When I was young as in my childhood days, I was surrounded by stereotypes including me somewhere, somewhat and sometimes. I was never rich and I was never poor. Where did I stand? I’ve made friends, every type of friend, whatever label you wanna give as rich kids, poor kids, sporty kids, dancing kids, joking kids or sentimental kids. I was never in one place and may be that could be the reason why people came and go in and out of my life. I started to choose my friends very carefully. In short I started labeling. I chose to stay with people who can be with me. Still i couldn’t succeed. I did not understand.
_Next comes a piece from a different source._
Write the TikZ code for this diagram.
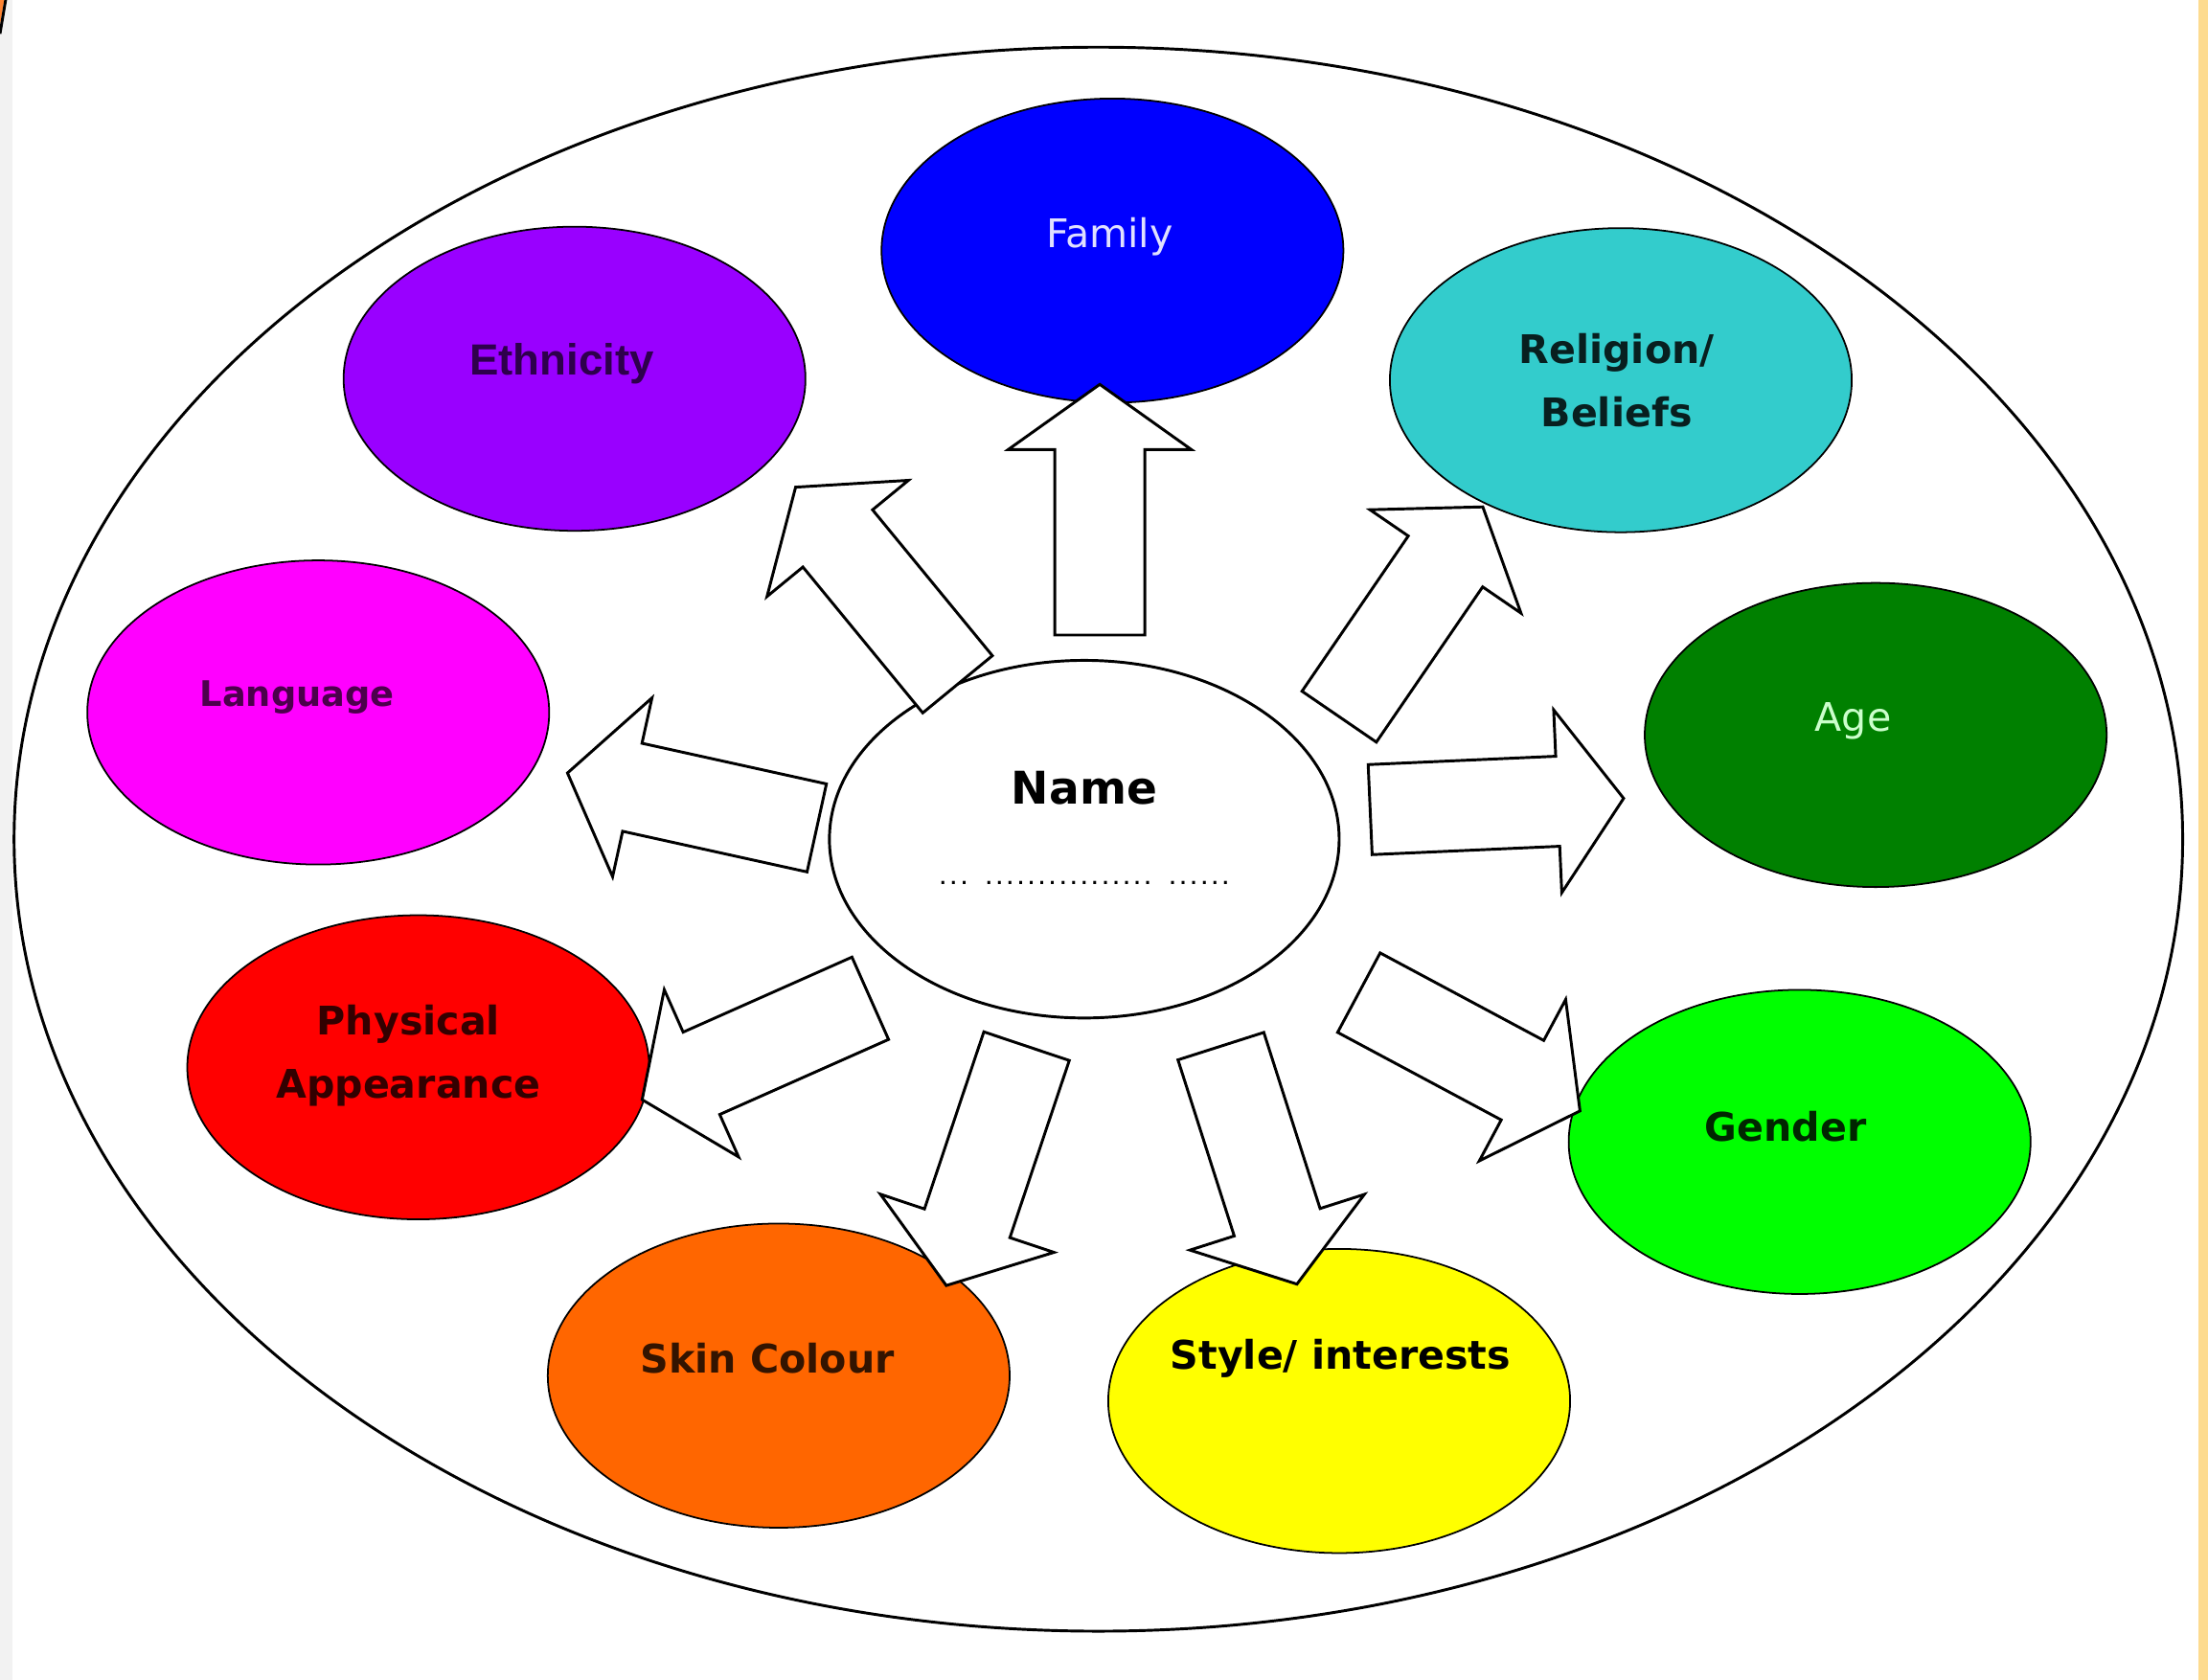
\documentclass[tikz,border=0pt]{standalone}
\usepackage{fontspec}
\setmainfont{DejaVu Sans}
\newfontfamily\arialfont{Liberation Sans}
\newfontfamily\dotsfont{DejaVu Sans Mono}
\usetikzlibrary{shapes.geometric, calc, positioning}

\definecolor{familyblue}{HTML}{0000FF}
\definecolor{ethnicpurple}{HTML}{9900FF}
\definecolor{religionteal}{HTML}{33CCCC}
\definecolor{languagepink}{HTML}{FF00FF}
\definecolor{agegreen}{HTML}{008000}
\definecolor{physicalred}{HTML}{FF0000}
\definecolor{gendergreen}{HTML}{00FF00}
\definecolor{skinorange}{HTML}{FF6600}
\definecolor{styleyellow}{HTML}{FFFF00}
\definecolor{edgegray}{HTML}{F2F2F2}
\definecolor{edgeorange}{HTML}{FDDB8F}

\tikzset{
   bubble/.style={
     ellipse, draw=black, line width=1.2pt,
     minimum width=328pt, minimum height=216pt, inner sep=0pt
   },
   tag/.style={
     font=\fontsize{28}{45}\selectfont\bfseries, align=center, inner sep=0pt
   },
   lighttag/.style={
     tag, font=\fontsize{28}{45}\selectfont
   },
   fatline/.style={draw=black, fill=white, line width=2pt, line join=miter},
   rimline/.style={draw=black, line width=2pt}
}

% block arrow from tail to tip
\newcommand{\fatarrow}[2]{%
  \path ($(#1)!0.74!(#2)$) coordinate (fa-h);
  \draw[fatline] ($(#1)!32pt!90:(#2)$) -- ($(fa-h)!32pt!90:(#2)$)
     -- ($(fa-h)!65pt!90:(#2)$) -- (#2) -- ($(fa-h)!65pt!-90:(#2)$)
     -- ($(fa-h)!32pt!-90:(#2)$) -- ($(#1)!32pt!-90:(#2)$) -- cycle;
}

\begin{document}
\begin{tikzpicture}[x=1pt, y=-1pt]
   \useasboundingbox (0,0) rectangle (1568,1193);
   \fill[white] (0,0) rectangle (1568,1193);
   \fill[edgegray] (0,0) rectangle (9,1193);
   \fill[edgeorange] (1561,0) rectangle (1568,1193);
   \fill[skinorange!80] (0,0) -- (3,0) -- (0,18) -- cycle;
   \draw[line width=2pt] (0,24) -- (4,0);

   % outer ring
   \node[ellipse, rimline, minimum width=1540pt, minimum height=1125pt, inner sep=0pt] (ring) at (780,596) {};

   % bubbles
   \node[bubble, fill=familyblue](family) at (790,178) {};
   \node[bubble, fill=ethnicpurple](ethnicity) at (408,269) {};
   \node[bubble, fill=religionteal](religion) at (1151,270) {};
   \node[bubble, fill=languagepink](language) at (226,506) {};
   \node[bubble, fill=agegreen](age) at (1332,522) {};
   \node[bubble, fill=physicalred](physical) at (297,758) {};
   \node[bubble, fill=gendergreen](gender) at (1278,811) {};
   \node[bubble, fill=skinorange](skin) at (553,977) {};
   \node[bubble, fill=styleyellow](style) at (951,995) {};
   \node[tag, bubble, fill=white, line width=2pt, minimum width=362pt, minimum height=254pt,
         font=\fontsize{32}{57}\selectfont\bfseries](name) at (770,596)
         {Name\\{\dotsfont\fontsize{12.5}{14}\selectfont ... ................ ......\rule[-16pt]{0pt}{0pt}}};

   % arrow ends
   \coordinate (t-family) at (781,451);    \coordinate (h-family) at (781,273);
   \coordinate (t-ethnicity) at (680,486); \coordinate (h-ethnicity) at (565,346);
   \coordinate (t-religion) at (951,509);  \coordinate (h-religion) at (1053,360);
   \coordinate (t-language) at (580,588);  \coordinate (h-language) at (403,549);
   \coordinate (t-age) at (973,575);       \coordinate (h-age) at (1153,567);
   \coordinate (t-physical) at (618,709);  \coordinate (h-physical) at (456,781);
   \coordinate (t-skin) at (729,743);      \coordinate (h-skin) at (672,913);
   \coordinate (t-style) at (867,743);     \coordinate (h-style) at (921,912);
   \coordinate (t-gender) at (965,705);    \coordinate (h-gender) at (1122,789);

   \foreach \k in {family, ethnicity, religion, language, age, physical, skin, style, gender}
      {\fatarrow{t-\k}{h-\k}}

   % labels
   \node[lighttag, text=white!88!blue](family-t) at ($(family)+(-2,-10)$) {Family};
   \node[tag, font=\fontsize{31}{40}\selectfont\bfseries\arialfont, text=black!70!ethnicpurple](ethnicity-t) at ($(ethnicity)+(-9,-11)$) {Ethnicity};
   \node[tag, text=black!85!religionteal](religion-t) at ($(religion)+(-3,0)$) {Religion/\\Beliefs};
   \node[tag, font=\fontsize{25}{40}\selectfont\bfseries, text=black!70!languagepink](language-t) at ($(language)+(-15,-11)$) {Language};
   \node[lighttag, text=white!80!green](age-t) at ($(age)+(-16,-10)$) {Age};
   \node[tag, text=black!80!physicalred](physical-t) at ($(physical)+(-7,-8)$) {Physical\\Appearance};
   \node[tag, text=black!85!gendergreen](gender-t) at ($(gender)+(-10,-11)$) {Gender};
   \node[tag, text=black!80!skinorange](skin-t) at ($(skin)+(-8,-12)$) {Skin Colour};
   \node[tag, text=black](style-t) at ($(style)+(1,-30)$) {Style/ interests};
\end{tikzpicture}
\end{document}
I started feeling labeled as OUT. I was very sad for why i could never make friends who can stay. But, then my mother told me one thing…” If you will focus on everyone according to their perspective you’ll never see what you have got. In that particular moment, in that particular time, didn’t you laugh with them, didn’t you dance with them, did you not went out for the party, didn’t you make memories together. What are you sad for? change? Did you stay at one place with them all the time? You did move ahead. Don’t label the time as GONE, Label it as MEMORIES. because once upon a time in that moment YOU LIVED. Time is a change. Move ahead because every point of your time you will meet someone, somewhere. It is Life.” I was totally mesmerized by my mother.
For so many years I wanted to fit into one label. But I am not a label, not an excerpt. I am full and living.